- _REQUEST_
Transcribe every line exactly. Leave the pictures behind.

- _SUPPLIED MATERIAL_
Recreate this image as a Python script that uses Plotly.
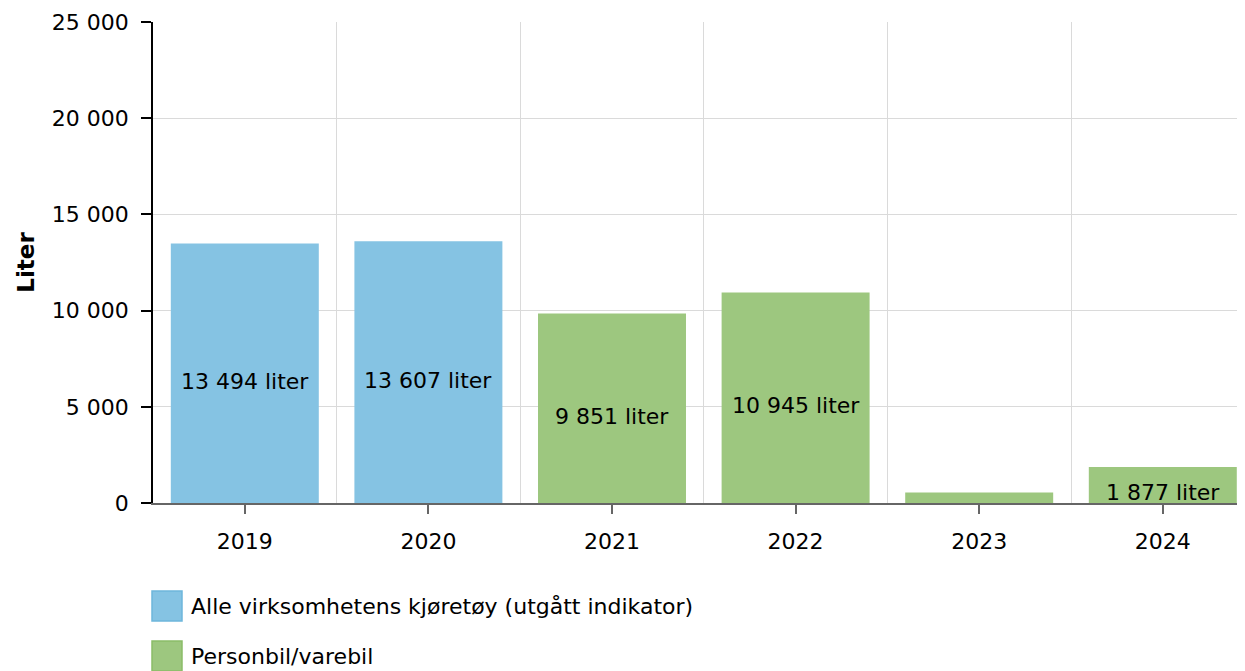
import plotly.graph_objects as go

years_a = [2019, 2020]
values_a = [13494, 13607]
years_b = [2021, 2022, 2023, 2024]
values_b = [9851, 10945, 550, 1877]
series_names = ["Alle virksomhetens kjøretøy (utgått indikator)", "Personbil/varebil"]
colors = ["#85C3E3", "#9DC77F"]
border_colors = ["#6DB6DC", "#8BBD68"]
year_ticks = [2019, 2020, 2021, 2022, 2023, 2024]
y_ticks = [0, 5000, 10000, 15000, 20000, 25000]
label_min = 1000  # labels skipped for very small bars

FONT = "DejaVu Sans, Verdana, sans-serif"
FS = 22
GRID = "#dadada"

def fmt(v):
    return f"{v:,}".replace(",", " ")

# page has an 8px body margin; work in figure coordinates
OFF = 8
L, T = 153 - OFF, 22 - OFF
W, H = 1245 - OFF, 671 - OFF
PLOT_BOTTOM = 503 - OFF
plot_w = W - L
plot_h = PLOT_BOTTOM - T

fig = go.Figure()
for xs, ys, name, c in [(years_a, values_a, series_names[0], colors[0]),
                        (years_b, values_b, series_names[1], colors[1])]:
    fig.add_trace(go.Bar(x=xs, y=ys, name=name, marker=dict(color=c, line=dict(width=0)),
                         width=0.806, showlegend=False, hoverinfo="x+y"))

annotations = []
for xs, ys in [(years_a, values_a), (years_b, values_b)]:
    for x, v in zip(xs, ys):
        if v >= label_min:
            annotations.append(dict(x=x, y=v / 2, xref="x", yref="y", text=f"{fmt(v)} liter",
                                    showarrow=False, yshift=-8,
                                    font=dict(family=FONT, size=FS, color="#000000")))

# custom legend (positions given in reference page pixels)
def px_x(px):
    return (px - OFF - L) / plot_w
def px_y(py):
    return (PLOT_BOTTOM - (py - OFF)) / plot_h

shapes = []
legend_rows = [606, 656]
for i, (name, c, bc) in enumerate(zip(series_names, colors, border_colors)):
    cy = legend_rows[i]
    shapes.append(dict(type="rect", xref="paper", yref="paper",
                       x0=px_x(152), x1=px_x(182), y0=px_y(cy + 15), y1=px_y(cy - 15),
                       fillcolor=c, line=dict(color=bc, width=1.5)))
    annotations.append(dict(x=px_x(189), y=px_y(cy), xref="paper", yref="paper",
                            xanchor="left", yanchor="middle", text=name, showarrow=False,
                            font=dict(family=FONT, size=FS, color="#000000")))

fig.update_layout(
    width=W, height=H,
    margin=dict(l=L, r=0, t=T, b=H - PLOT_BOTTOM),
    paper_bgcolor="white", plot_bgcolor="white",
    barmode="overlay",
    separators=", ",
    font=dict(family=FONT, size=FS, color="#000000"),
    showlegend=False,
    annotations=annotations,
    shapes=shapes,
    xaxis=dict(range=[2018.5, 2018.5 + plot_w / 183.6], tickvals=year_ticks,
               ticktext=[str(y) for y in year_ticks],
               showgrid=False, zeroline=False,
               showline=True, linecolor="#666666", linewidth=1.5,
               ticks="outside", ticklen=9, tickcolor="#666666", tickwidth=1.5,
               ticklabelstandoff=9,
               tickfont=dict(family=FONT, size=FS, color="#000000"),
               minor=dict(tickvals=[2019.5, 2020.5, 2021.5, 2022.5, 2023.5],
                          showgrid=True, gridcolor=GRID, gridwidth=1.2, ticks="")),
    yaxis=dict(range=[0, 25000], tickvals=y_ticks, tickformat=",d",
               showgrid=True, gridcolor=GRID, gridwidth=1.2, zeroline=False,
               showline=True, linecolor="#000000", linewidth=1.5,
               ticks="outside", ticklen=10, tickcolor="#000000", tickwidth=1.5,
               ticklabelstandoff=8,
               tickfont=dict(family=FONT, size=FS, color="#000000"),
               title=dict(text="<b>Liter</b>", font=dict(family=FONT, size=23, color="#000000"),
                          standoff=11)),
)

fig.write_html("out.html")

- _REPLY_
Recreate this image as a Python script that uses Plotly.
import plotly.graph_objects as go

years_a = [2019, 2020]
values_a = [13494, 13607]
years_b = [2021, 2022, 2023, 2024]
values_b = [9851, 10945, 550, 1877]
series_names = ["Alle virksomhetens kjøretøy (utgått indikator)", "Personbil/varebil"]
colors = ["#85C3E3", "#9DC77F"]
border_colors = ["#6DB6DC", "#8BBD68"]
year_ticks = [2019, 2020, 2021, 2022, 2023, 2024]
y_ticks = [0, 5000, 10000, 15000, 20000, 25000]
label_min = 1000  # labels skipped for very small bars

FONT = "DejaVu Sans, Verdana, sans-serif"
FS = 22
GRID = "#dadada"

def fmt(v):
    return f"{v:,}".replace(",", " ")

# page has an 8px body margin; work in figure coordinates
OFF = 8
L, T = 153 - OFF, 22 - OFF
W, H = 1245 - OFF, 671 - OFF
PLOT_BOTTOM = 503 - OFF
plot_w = W - L
plot_h = PLOT_BOTTOM - T

fig = go.Figure()
for xs, ys, name, c in [(years_a, values_a, series_names[0], colors[0]),
                        (years_b, values_b, series_names[1], colors[1])]:
    fig.add_trace(go.Bar(x=xs, y=ys, name=name, marker=dict(color=c, line=dict(width=0)),
                         width=0.806, showlegend=False, hoverinfo="x+y"))

annotations = []
for xs, ys in [(years_a, values_a), (years_b, values_b)]:
    for x, v in zip(xs, ys):
        if v >= label_min:
            annotations.append(dict(x=x, y=v / 2, xref="x", yref="y", text=f"{fmt(v)} liter",
                                    showarrow=False, yshift=-8,
                                    font=dict(family=FONT, size=FS, color="#000000")))

# custom legend (positions given in reference page pixels)
def px_x(px):
    return (px - OFF - L) / plot_w
def px_y(py):
    return (PLOT_BOTTOM - (py - OFF)) / plot_h

shapes = []
legend_rows = [606, 656]
for i, (name, c, bc) in enumerate(zip(series_names, colors, border_colors)):
    cy = legend_rows[i]
    shapes.append(dict(type="rect", xref="paper", yref="paper",
                       x0=px_x(152), x1=px_x(182), y0=px_y(cy + 15), y1=px_y(cy - 15),
                       fillcolor=c, line=dict(color=bc, width=1.5)))
    annotations.append(dict(x=px_x(189), y=px_y(cy), xref="paper", yref="paper",
                            xanchor="left", yanchor="middle", text=name, showarrow=False,
                            font=dict(family=FONT, size=FS, color="#000000")))

fig.update_layout(
    width=W, height=H,
    margin=dict(l=L, r=0, t=T, b=H - PLOT_BOTTOM),
    paper_bgcolor="white", plot_bgcolor="white",
    barmode="overlay",
    separators=", ",
    font=dict(family=FONT, size=FS, color="#000000"),
    showlegend=False,
    annotations=annotations,
    shapes=shapes,
    xaxis=dict(range=[2018.5, 2018.5 + plot_w / 183.6], tickvals=year_ticks,
               ticktext=[str(y) for y in year_ticks],
               showgrid=False, zeroline=False,
               showline=True, linecolor="#666666", linewidth=1.5,
               ticks="outside", ticklen=9, tickcolor="#666666", tickwidth=1.5,
               ticklabelstandoff=9,
               tickfont=dict(family=FONT, size=FS, color="#000000"),
               minor=dict(tickvals=[2019.5, 2020.5, 2021.5, 2022.5, 2023.5],
                          showgrid=True, gridcolor=GRID, gridwidth=1.2, ticks="")),
    yaxis=dict(range=[0, 25000], tickvals=y_ticks, tickformat=",d",
               showgrid=True, gridcolor=GRID, gridwidth=1.2, zeroline=False,
               showline=True, linecolor="#000000", linewidth=1.5,
               ticks="outside", ticklen=10, tickcolor="#000000", tickwidth=1.5,
               ticklabelstandoff=8,
               tickfont=dict(family=FONT, size=FS, color="#000000"),
               title=dict(text="<b>Liter</b>", font=dict(family=FONT, size=23, color="#000000"),
                          standoff=11)),
)

fig.write_html("out.html")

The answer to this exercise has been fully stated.